"When we became alcoholics, crushed by a self-imposed crisis we could not postpone or evade," we read in the 'Big Book' of Alcoholics Anonymous (at page 53), "we had to fearlessly face the proposition that either God is everything or else He is nothing. God either is, or He isn't. What was our choice to be?""Be the captive of Love in order that you may be truly free - free from coldness and the worship of self. Thousands have passed who were wise and learned but who were strangers to Love. No name is left of them, nothing to proclaim their fame and dignity or to relate their history in the march of time. Although you may attempt to do a hundred things in this world, only Love will give you release from the bondage of yourself."
-- Jami --
("Essential Sufism," p. 115.)
If we truly wish to be relieved of the "bondage of self," we must humbly take the position that God is, indeed, everything - that everything we perceive proceeds from, is, and is of, God. This position of non-duality allows us to truly embrace Step Three. We can be assured that our lives (and the world) are all part of a Unitive Whole that mystics, teachers and sages from all the world's great wisdom traditions have identified with a Power greater than themselves.

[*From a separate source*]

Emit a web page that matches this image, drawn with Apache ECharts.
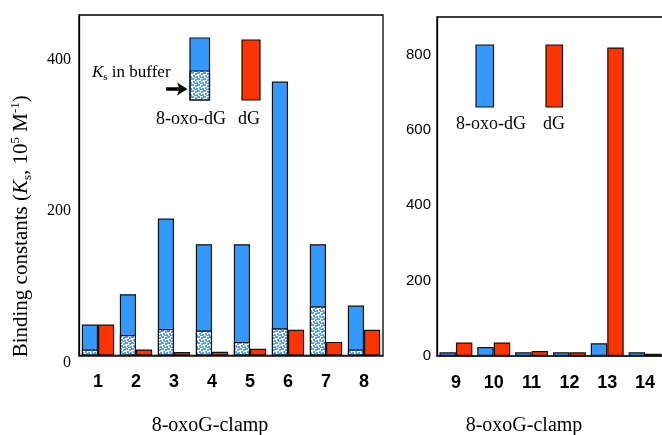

The great teacher of mystical Islam, the Sufi poet Jami, (above), like the Scriptures, equates this Higher Power with 'Love.' Thus, it is no mere coincidence that in our Eleventh Step Prayer (i.e., the Prayer of Saint Francis, a man profoundly influenced by Sufi teachings) we pray: "Lord, grant that I may seek rather to comfort than to be comforted - to understand, than to be understood - to love, than to be loved."
Simple on its face, this aspiration is profound in its implications. It is an appeal to have our narrow self-consciousness lifted to an entire new plane - that of a transcendental Love, without conditions or even objects. "For," we affirm, "it is by self-forgetting that one finds. It is by dying (to self, or the ego) that one awakens to Eternal Life."
To love, in the sense meant by Jami, St. Francis, and so many other saints, sages and spiritual teachers, is to truly turn one's will and one's life over to the power of God as we understand Him, to die to self and awaken to the Eternal Self that is the core of our inner existence, to die before dying.
Am I truly ready to take this greatest leap of faith, to truly put aside once and for all reliance on my own narrow self-will? This, it seems, is the central question of recovery, recovery from all of our addictions and from our obsessive, self-centered, lower consciousness.